The Force Inside
Michigan’s big man McGary plays hard, physical game
ATLANTA -- Michigan’s Mitch McGary has been all the rage lately, and it didn’t take long against Syracuse to figure out why.
If there was a tough, hard-nosed physical play to make against the Orang, more often than not, McGary right in the thick of the battle trying to make it. Need a rebound? McGary had 12 of 'em, nearly twice the total of any other player in the game. He was a force most of the night in the paint.
Assists? Bingo. He posted six, another team high. It was also a season-high for the native of Chesterton, Ind. His previous high was two. It was the first time all year that a Michigan player other than Trey Burke or Tim Hardaway Jr. paced Michigan in assists.
Points? He had 10 of those, too, tied for second-most for Michigan on the night. It was the third time in five NCAA tournament games that McGary has had the double-double in points and rebounds.
Those were the cold, hard facts for McGary Saturday. What he actually contributed seemed to be more than that, though. If you’re a Michigan fan, the kid was a heck of a lot of fun to watch play basketball against Syracuse.
And now that Michigan was able to outlast Syracuse 61-56, he’s going to be playing for the biggest prize of his young career -- the NCAA Division I men’s basketball national championship.

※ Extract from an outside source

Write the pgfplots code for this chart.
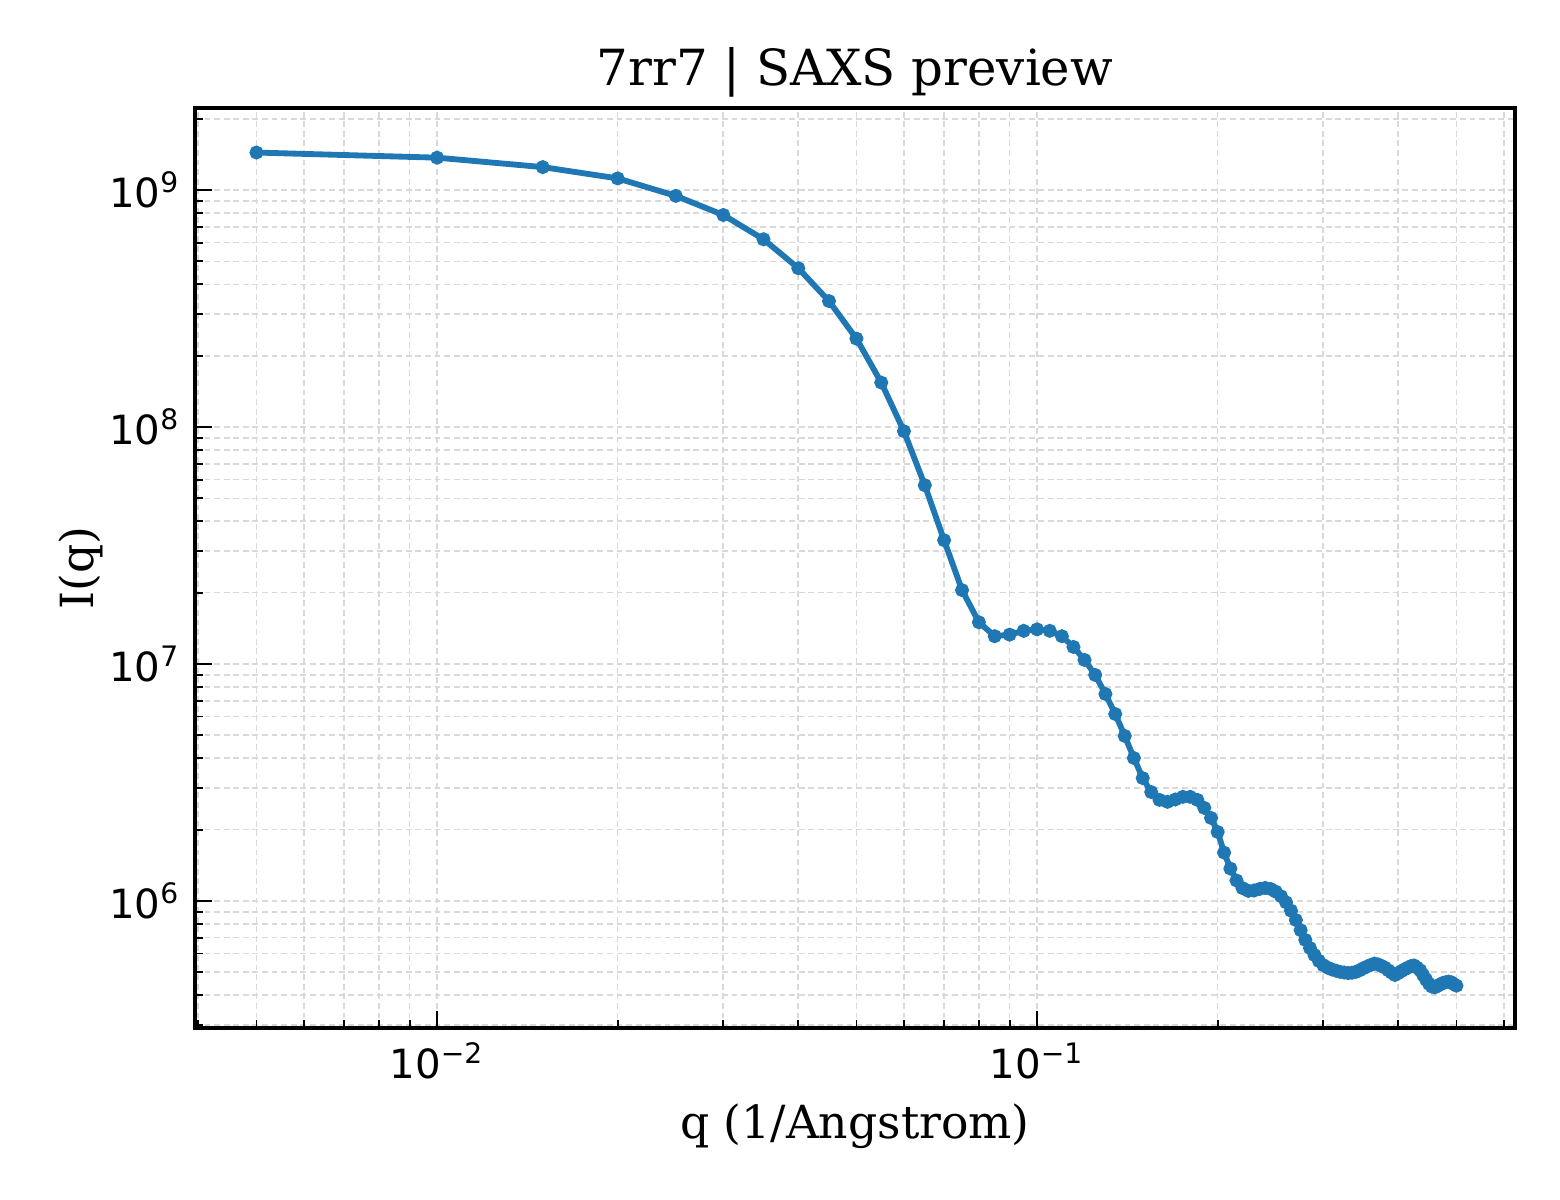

“I’m just finding my role on the team,” McGary said with a smile. “Guys need me to step up. I’m just getting a lot of open looks and trying to make a lot of good decisions.”
The passes that led to his assists were something to behold, even though practicing them hasn’t always been pretty.
“I consider myself a good passer,” he continued. “Sometimes, I’m too crazy for Coach [John] Beilein and sometimes I turn the ball over. Over the summer, I was doing no-look passes. I’m just trying to make the right play.”
It wasn’t the best of nights for Michigan standout Trey Burke, who made just one of eight shots from the field -- a 3-pointer. He added four three throws for a total of just five points.
Burke’s teammates picked him up, McGary among them. McGary’s role against Syracuse’s zone was part of Michigan’s game plan from the outset.
“We studied them,” Beilein said. “They’ve had so many good games. They have a great coaching staff, and we’ve studied so many of their games. We thought that was an area we might be able to exploit -- if we could pass out of it.
“We did so many passing drills with Mitch, pivot, peak and make a pass. He did a great job. Those six assists was a big number for him. He’s a big target in there as well, which helps.”
It’s huge thing for Michigan that McGary is peaking at just the right time. He’s certainly picked up a believer in Beilein.
“The fire has always been burning,” Beilein said. “There’s always been something there, but he’s made these incremental steps all year long. Sometimes, you looked at him and there’s really some brilliant things he does in there.
“Then, there’s other times, you can see he has a lot to learn. He embraces all that. That’s what’s made it most impressive. The best is yet to come. He continues to study the game. As I’ve said several times, there’s such a high ceiling to his overall game.”